The problem>
With pictures left out, extract every line between the start of the records below and the line holding "['1.625', '0.825', '0.425', '0.2250', '0.125', '0.075', '0.025']", inclusive.

··········

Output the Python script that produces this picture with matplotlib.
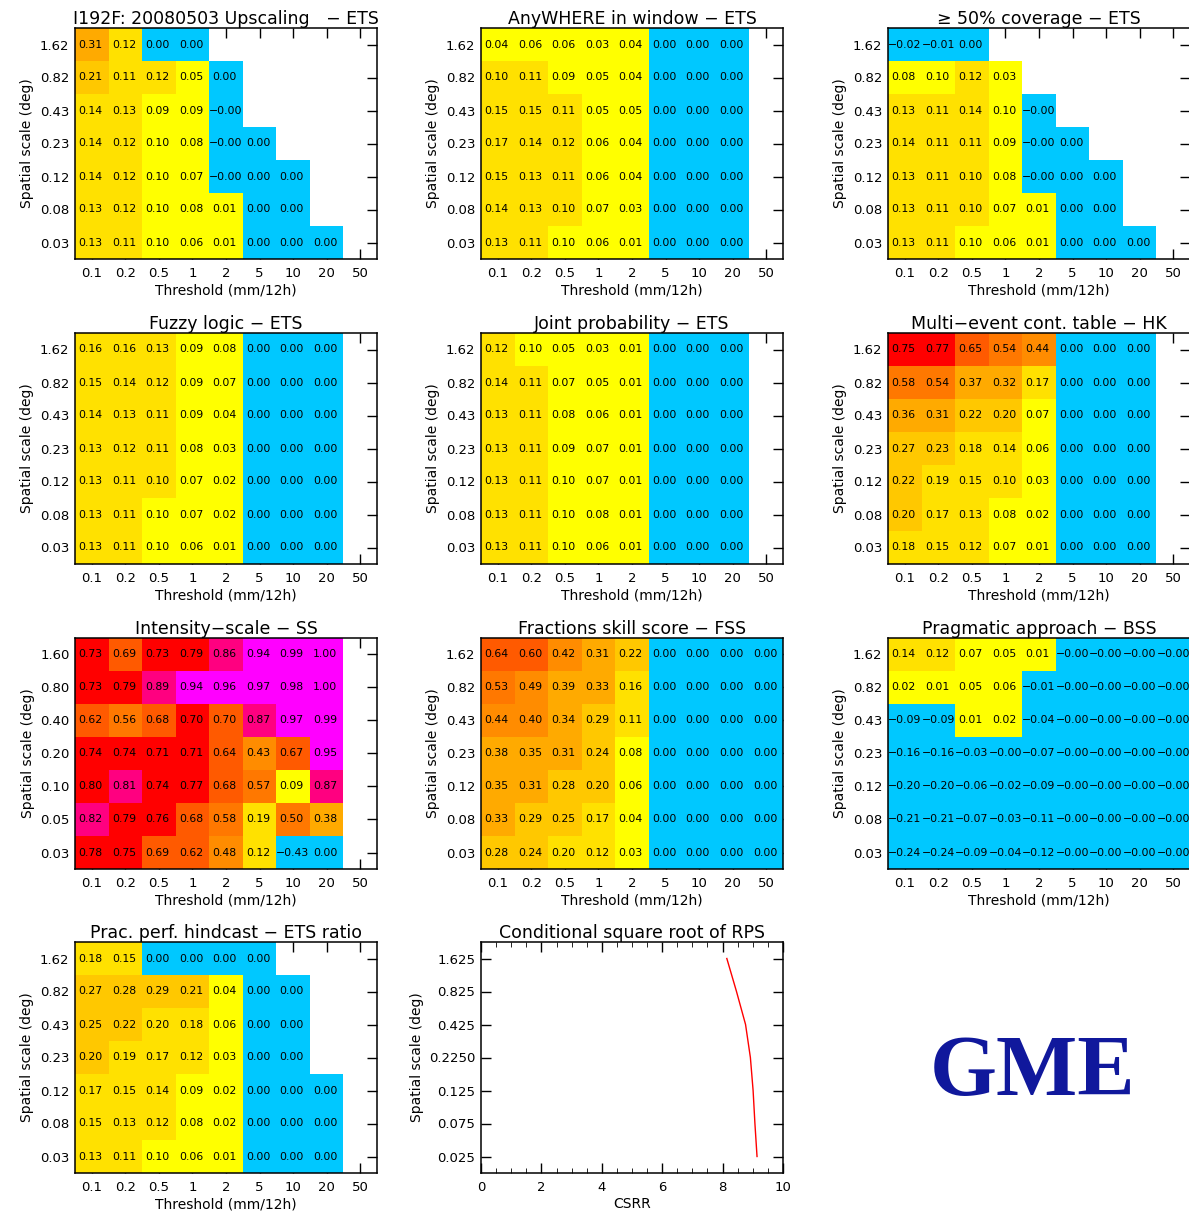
import numpy as np
import matplotlib
matplotlib.use("Agg")
import matplotlib.pyplot as plt
from matplotlib.colors import ListedColormap, BoundaryNorm
from matplotlib.ticker import MultipleLocator

nan = np.nan

thresholds = ['0.1', '0.2', '0.5', '1', '2', '5', '10', '20', '50']
scales = ['1.62', '0.82', '0.43', '0.23', '0.12', '0.08', '0.03']
scales_is = ['1.60', '0.80', '0.40', '0.20', '0.10', '0.05', '0.03']
csrr_scales = ['1.625', '0.825', '0.425', '0.2250', '0.125', '0.075', '0.025']

# rows: top (largest scale) to bottom, columns: thresholds
upscaling = [
    [0.31, 0.12, 0.00, 0.00, nan, nan, nan, nan, nan],
    [0.21, 0.11, 0.12, 0.05, 0.00, nan, nan, nan, nan],
    [0.14, 0.13, 0.09, 0.09, -0.001, nan, nan, nan, nan],
    [0.14, 0.12, 0.098, 0.08, -0.001, 0.00, nan, nan, nan],
    [0.14, 0.12, 0.098, 0.07, -0.001, 0.00, 0.00, nan, nan],
    [0.13, 0.12, 0.098, 0.08, 0.01, 0.00, 0.00, nan, nan],
    [0.13, 0.11, 0.098, 0.06, 0.01, 0.00, 0.00, 0.00, nan],
]
anywhere = [
    [0.04, 0.06, 0.06, 0.03, 0.04, 0.00, 0.00, 0.00, nan],
    [0.102, 0.11, 0.09, 0.05, 0.04, 0.00, 0.00, 0.00, nan],
    [0.15, 0.15, 0.11, 0.05, 0.05, 0.00, 0.00, 0.00, nan],
    [0.17, 0.14, 0.12, 0.06, 0.04, 0.00, 0.00, 0.00, nan],
    [0.15, 0.13, 0.11, 0.06, 0.04, 0.00, 0.00, 0.00, nan],
    [0.14, 0.13, 0.102, 0.07, 0.03, 0.00, 0.00, 0.00, nan],
    [0.13, 0.11, 0.098, 0.06, 0.01, 0.00, 0.00, 0.00, nan],
]
coverage = [
    [-0.02, -0.01, 0.00, nan, nan, nan, nan, nan, nan],
    [0.08, 0.098, 0.12, 0.03, nan, nan, nan, nan, nan],
    [0.13, 0.11, 0.14, 0.098, -0.001, nan, nan, nan, nan],
    [0.14, 0.11, 0.11, 0.09, -0.001, 0.00, nan, nan, nan],
    [0.13, 0.11, 0.102, 0.08, -0.001, 0.00, 0.00, nan, nan],
    [0.13, 0.11, 0.102, 0.07, 0.01, 0.00, 0.00, nan, nan],
    [0.13, 0.11, 0.098, 0.06, 0.01, 0.00, 0.00, 0.00, nan],
]
fuzzy = [
    [0.16, 0.16, 0.13, 0.09, 0.08, 0.00, 0.00, 0.00, nan],
    [0.15, 0.14, 0.12, 0.09, 0.07, 0.00, 0.00, 0.00, nan],
    [0.14, 0.13, 0.11, 0.09, 0.04, 0.00, 0.00, 0.00, nan],
    [0.13, 0.12, 0.11, 0.08, 0.03, 0.00, 0.00, 0.00, nan],
    [0.13, 0.11, 0.102, 0.07, 0.02, 0.00, 0.00, 0.00, nan],
    [0.13, 0.11, 0.098, 0.07, 0.02, 0.00, 0.00, 0.00, nan],
    [0.13, 0.11, 0.098, 0.06, 0.01, 0.00, 0.00, 0.00, nan],
]
joint = [
    [0.12, 0.098, 0.05, 0.03, 0.01, 0.00, 0.00, 0.00, nan],
    [0.14, 0.11, 0.07, 0.05, 0.01, 0.00, 0.00, 0.00, nan],
    [0.13, 0.11, 0.08, 0.06, 0.01, 0.00, 0.00, 0.00, nan],
    [0.13, 0.11, 0.09, 0.07, 0.01, 0.00, 0.00, 0.00, nan],
    [0.13, 0.11, 0.098, 0.07, 0.01, 0.00, 0.00, 0.00, nan],
    [0.13, 0.11, 0.098, 0.08, 0.01, 0.00, 0.00, 0.00, nan],
    [0.13, 0.11, 0.098, 0.06, 0.01, 0.00, 0.00, 0.00, nan],
]
multi = [
    [0.75, 0.77, 0.65, 0.54, 0.44, 0.00, 0.00, 0.00, nan],
    [0.58, 0.54, 0.37, 0.32, 0.17, 0.00, 0.00, 0.00, nan],
    [0.36, 0.31, 0.22, 0.20, 0.07, 0.00, 0.00, 0.00, nan],
    [0.27, 0.23, 0.18, 0.14, 0.06, 0.00, 0.00, 0.00, nan],
    [0.22, 0.19, 0.15, 0.102, 0.03, 0.00, 0.00, 0.00, nan],
    [0.20, 0.17, 0.13, 0.08, 0.02, 0.00, 0.00, 0.00, nan],
    [0.18, 0.15, 0.12, 0.07, 0.01, 0.00, 0.00, 0.00, nan],
]
intensity = [
    [0.73, 0.69, 0.73, 0.79, 0.86, 0.94, 0.99, 1.00, nan],
    [0.73, 0.79, 0.89, 0.94, 0.96, 0.97, 0.98, 1.00, nan],
    [0.62, 0.56, 0.68, 0.70, 0.698, 0.87, 0.97, 0.99, nan],
    [0.74, 0.74, 0.71, 0.71, 0.64, 0.43, 0.67, 0.95, nan],
    [0.798, 0.81, 0.74, 0.77, 0.68, 0.57, 0.09, 0.87, nan],
    [0.82, 0.79, 0.76, 0.68, 0.58, 0.19, 0.50, 0.38, nan],
    [0.78, 0.75, 0.69, 0.62, 0.48, 0.12, -0.43, 0.00, nan],
]
fss = [
    [0.64, 0.60, 0.42, 0.31, 0.22, 0.00, 0.00, 0.00, 0.00],
    [0.53, 0.49, 0.39, 0.33, 0.16, 0.00, 0.00, 0.00, 0.00],
    [0.44, 0.40, 0.34, 0.29, 0.11, 0.00, 0.00, 0.00, 0.00],
    [0.38, 0.35, 0.31, 0.24, 0.08, 0.00, 0.00, 0.00, 0.00],
    [0.35, 0.31, 0.28, 0.202, 0.06, 0.00, 0.00, 0.00, 0.00],
    [0.33, 0.29, 0.25, 0.17, 0.04, 0.00, 0.00, 0.00, 0.00],
    [0.28, 0.24, 0.198, 0.12, 0.03, 0.00, 0.00, 0.00, 0.00],
]
pragmatic = [
    [0.14, 0.12, 0.07, 0.05, 0.01, -0.001, -0.001, -0.001, -0.001],
    [0.02, 0.01, 0.05, 0.06, -0.01, -0.001, -0.001, -0.001, -0.001],
    [-0.09, -0.09, 0.01, 0.02, -0.04, -0.001, -0.001, -0.001, -0.001],
    [-0.16, -0.16, -0.03, -0.001, -0.07, -0.001, -0.001, -0.001, -0.001],
    [-0.20, -0.20, -0.06, -0.02, -0.09, -0.001, -0.001, -0.001, -0.001],
    [-0.21, -0.21, -0.07, -0.03, -0.11, -0.001, -0.001, -0.001, -0.001],
    [-0.24, -0.24, -0.09, -0.04, -0.12, -0.001, -0.001, -0.001, -0.001],
]
hindcast = [
    [0.18, 0.15, 0.00, 0.00, 0.00, 0.00, nan, nan, nan],
    [0.27, 0.28, 0.29, 0.21, 0.04, 0.00, 0.00, nan, nan],
    [0.25, 0.22, 0.198, 0.18, 0.06, 0.00, 0.00, nan, nan],
    [0.202, 0.19, 0.17, 0.12, 0.03, 0.00, 0.00, nan, nan],
    [0.17, 0.15, 0.14, 0.09, 0.02, 0.00, 0.00, 0.00, nan],
    [0.15, 0.13, 0.12, 0.08, 0.02, 0.00, 0.00, 0.00, nan],
    [0.13, 0.11, 0.098, 0.06, 0.01, 0.00, 0.00, 0.00, nan],
]
csrr = [8.14, 8.46, 8.76, 8.92, 9.01, 9.07, 9.14]

colors = ['#00c8ff', '#ffff00', '#ffe100', '#ffc800', '#ffaa00', '#ff8c00',
          '#ff7800', '#ff5a00', '#ff0000', '#ff0080', '#ff00ff']
bounds = [-10, 0.001, 0.1, 0.2, 0.3, 0.4, 0.5, 0.6, 0.7, 0.8, 0.9, 10]
cmap = ListedColormap(colors)
norm = BoundaryNorm(bounds, cmap.N)

W, H = 1189, 1213
fig = plt.figure(figsize=(W / 100, H / 100), dpi=100)

lefts = [75, 481, 888]
tops = [28, 333, 638, 942]
aw, ah = 302, 231


def make_ax(col, row):
    return fig.add_axes([lefts[col] / W, 1 - (tops[row] + ah) / H, aw / W, ah / H])


def style(ax):
    ax.tick_params(direction='in', top=True, right=True, length=7, width=1,
                   labelsize=9.5, pad=4)
    ax.tick_params(axis='x', pad=6)
    for s in ax.spines.values():
        s.set_linewidth(1.1)


def heat(ax, vals, title, ylabels):
    z = np.ma.masked_invalid(np.array(vals, dtype=float))
    ax.set_axisbelow(True)
    ax.pcolormesh(np.arange(10) - 0.5, np.arange(8) - 0.5, z, cmap=cmap, norm=norm, zorder=1)
    for i in range(z.shape[0]):
        for j in range(z.shape[1]):
            v = z[i, j]
            if np.ma.is_masked(v):
                continue
            s = f'{v:.2f}'.replace('-', '\u2212')
            off = 0.1 if v >= 0 else 0.0
            ax.text(j - 0.5 + off, i, s, ha='left', va='center', fontsize=7.8,
                    color='black')
    ax.set_xlim(-0.5, 8.5)
    ax.set_ylim(6.5, -0.5)
    ax.set_xticks(range(9))
    ax.set_xticklabels(thresholds)
    ax.set_yticks(range(7))
    ax.set_yticklabels(ylabels)
    ax.set_xlabel('Threshold (mm/12h)', fontsize=10, labelpad=2)
    ax.set_ylabel('Spatial scale (deg)', fontsize=10, labelpad=4)
    ax.set_title(title, fontsize=12.5, pad=3)
    style(ax)


heat(make_ax(0, 0), upscaling, 'I192F: 20080503 Upscaling   \u2212 ETS', scales)
heat(make_ax(1, 0), anywhere, 'AnyWHERE in window \u2212 ETS', scales)
heat(make_ax(2, 0), coverage, '\u2265 50% coverage \u2212 ETS', scales)
heat(make_ax(0, 1), fuzzy, 'Fuzzy logic \u2212 ETS', scales)
heat(make_ax(1, 1), joint, 'Joint probability \u2212 ETS', scales)
heat(make_ax(2, 1), multi, 'Multi\u2212event cont. table \u2212 HK', scales)
heat(make_ax(0, 2), intensity, 'Intensity\u2212scale \u2212 SS', scales_is)
heat(make_ax(1, 2), fss, 'Fractions skill score \u2212 FSS', scales)
heat(make_ax(2, 2), pragmatic, 'Pragmatic approach \u2212 BSS', scales)
heat(make_ax(0, 3), hindcast, 'Prac. perf. hindcast \u2212 ETS ratio', scales)

ax = make_ax(1, 3)
ax.plot(csrr, range(len(csrr)), color='red', lw=1)
ax.set_xlim(0, 10)
ax.set_ylim(6.5, -0.5)
ax.set_yticks(range(7))
ax.set_yticklabels(csrr_scales)
ax.set_xticks(range(0, 11, 2))
ax.xaxis.set_minor_locator(MultipleLocator(0.5))
ax.tick_params(which='minor', direction='in', top=True, length=3.5)
ax.set_xlabel('CSRR', fontsize=10, labelpad=2)
ax.set_ylabel('Spatial scale (deg)', fontsize=10, labelpad=4)
ax.set_title('Conditional square root of RPS', fontsize=12.5, pad=3)
style(ax)

fig.text(1033 / W, 1 - 1074 / H, 'GME', ha='center', va='center', fontsize=62,
         family='Liberation Serif', weight='bold', color='#10189c')

fig.savefig('out.png', dpi=100)
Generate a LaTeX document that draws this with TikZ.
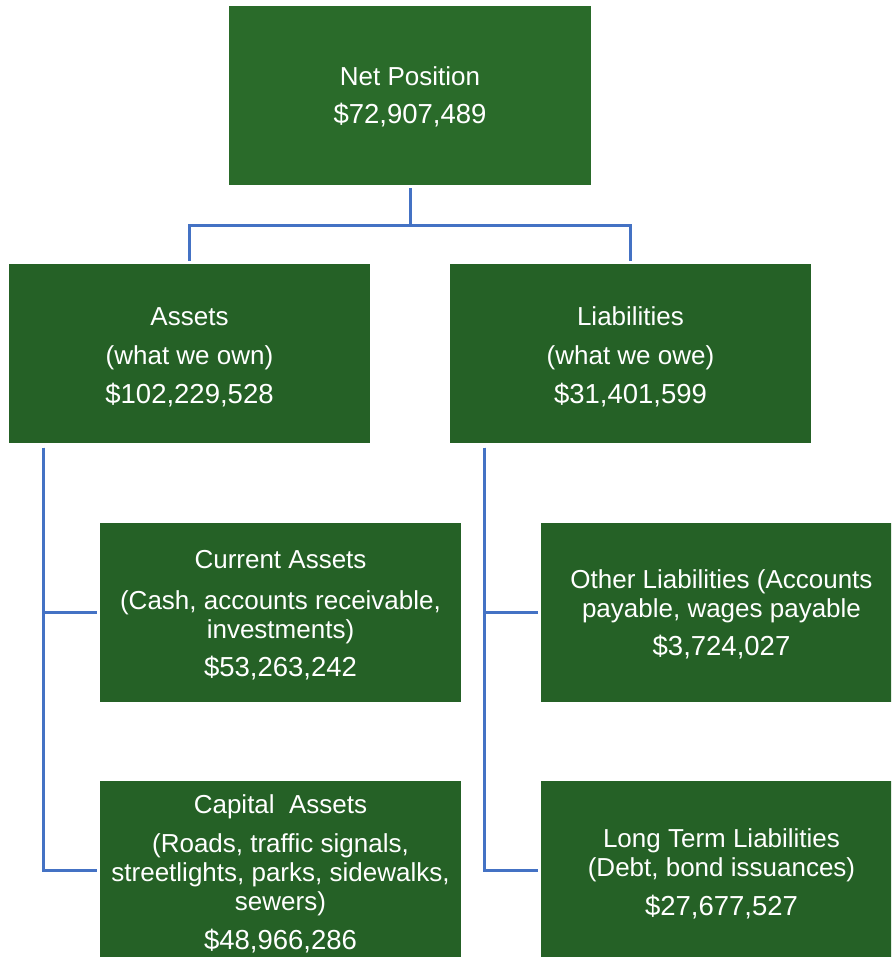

··········

Solved problem>
Output the Python script that produces this picture with matplotlib.
import numpy as np
import matplotlib
matplotlib.use("Agg")
import matplotlib.pyplot as plt
from matplotlib.colors import ListedColormap, BoundaryNorm
from matplotlib.ticker import MultipleLocator

nan = np.nan

thresholds = ['0.1', '0.2', '0.5', '1', '2', '5', '10', '20', '50']
scales = ['1.62', '0.82', '0.43', '0.23', '0.12', '0.08', '0.03']
scales_is = ['1.60', '0.80', '0.40', '0.20', '0.10', '0.05', '0.03']
csrr_scales = ['1.625', '0.825', '0.425', '0.2250', '0.125', '0.075', '0.025']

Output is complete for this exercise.